Tuesday, March 11, 2014

Blog Search and Review (Mining the Web Project #2)

What I learned from the Flipped Classroom Resources on Mrs. Parker Ponders:


I found the articles and blog entries that we were asked to read, to be helpful starting points when deciding whether or not to "flip" your classroom.  I thought that the Pro and Con blog entry from edutopia was very helpful in that just like any lesson, there will be positives and setbacks that can occur.  I learned that you definitely need to have a solid reason behind why you would flip your classroom and that you also need to understand how much time is going to be involved in creating your videos, editing them, and posting them to make available to students.

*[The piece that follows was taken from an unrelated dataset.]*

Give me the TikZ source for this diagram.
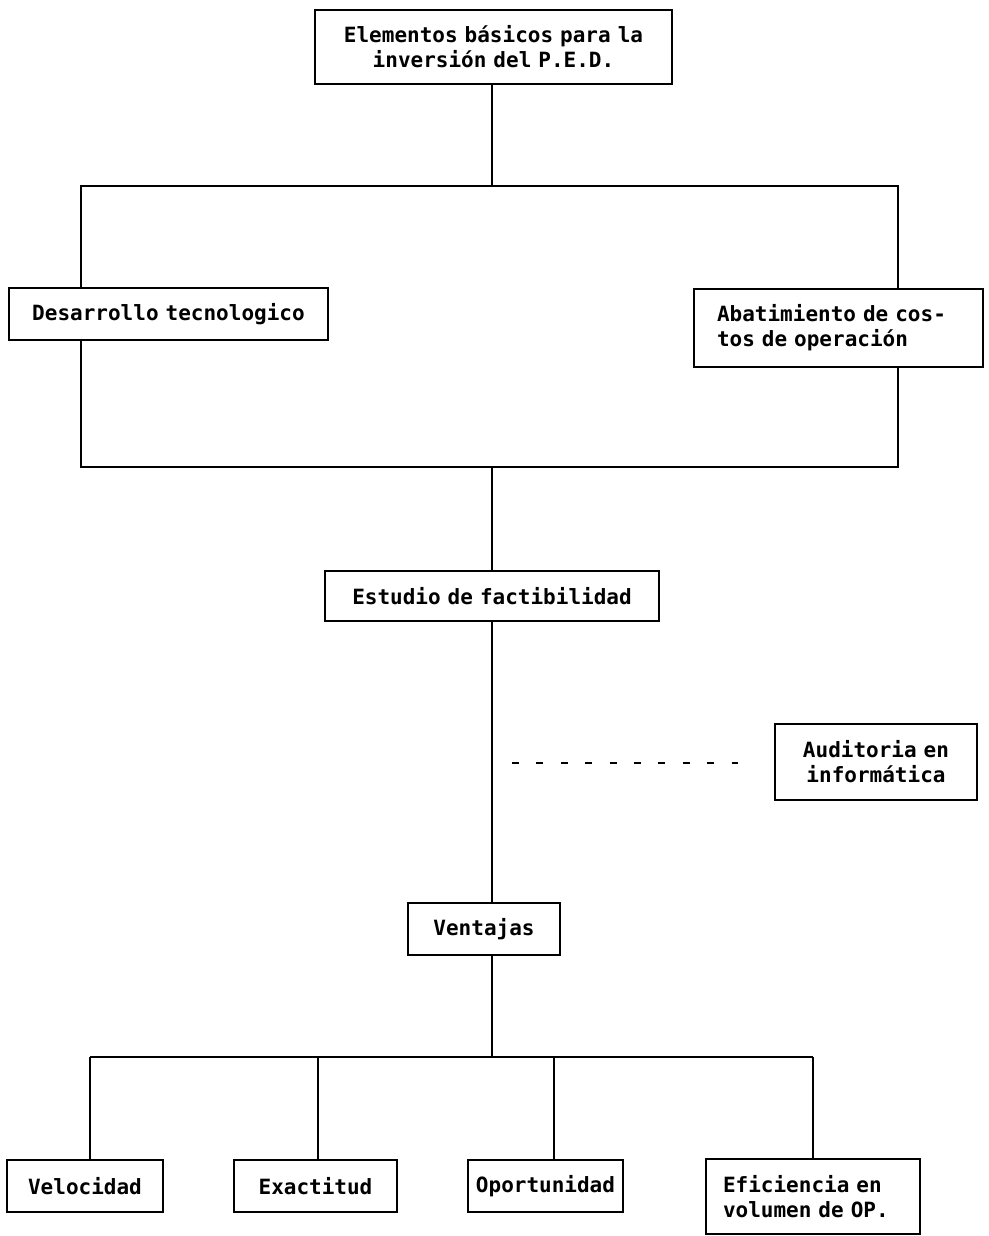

I found the videos to be much more meaningful for me, just because I am a much more visual learner.  The second video "I flip, you flip, we all flip" video was by far the most comprehensive and useful video I've seen to help someone flip their classroom.  The speaker talks you through examples of why a person might want to partially or completely flip their classroom, shows you some of the equipment that you can start off with, and even how to do some basic video and green screen editing.  I've been wanting to do some flipped classroom lessons, and this is a video that I'm probably going to watch a couple of times, just because I thought it was so well done, and I enjoy the energy and passion that the speaker presented to the audience.


Blog Articles Researched:

  • http://www.edutopia.org/blog/5-tips-flipping-pbl-classroom-andrew-miller
  • http://www.edutopia.org/blog/rethinking-the-flipped-classroom-idit-harel-caperton
What I learned from the blogs that I researched:

I chose the first blog because I mainly teach in a Project Based Learning approach.  Nearly everything I teach is to create a final product.  I wanted to see if there were any differences in flipping a classroom for a PBL class, but a lot of what I read would apply to most flipped classroom concepts.  You should be making shorter and more descriptive videos, making your activities collaborative, and keeping the product at the center of attention throughout all of the learning activities.

I chose the second blog entry because I always like to hear the counter argument for a teaching strategy and what "flipping" a classroom is not.  This blog brings up a lot of good points that make you think exactly about why you are wanting to flip your classroom.  Is it because you are trying to provide the same learning in several different formats and for learners of different abilities, or are you simply trying to hide behind the screen and make your students watch videos instead of having you demonstrating concepts.  Are you trying to use technology in the classroom just for the sake of technology, or is the technology actually bringing you enhanced learning opportunities that you otherwise wouldn't have?  These are all good questions that any teacher should be asking themselves prior to deciding whether or not they are going to flip their classroom and what they are wanting their students to accomplish.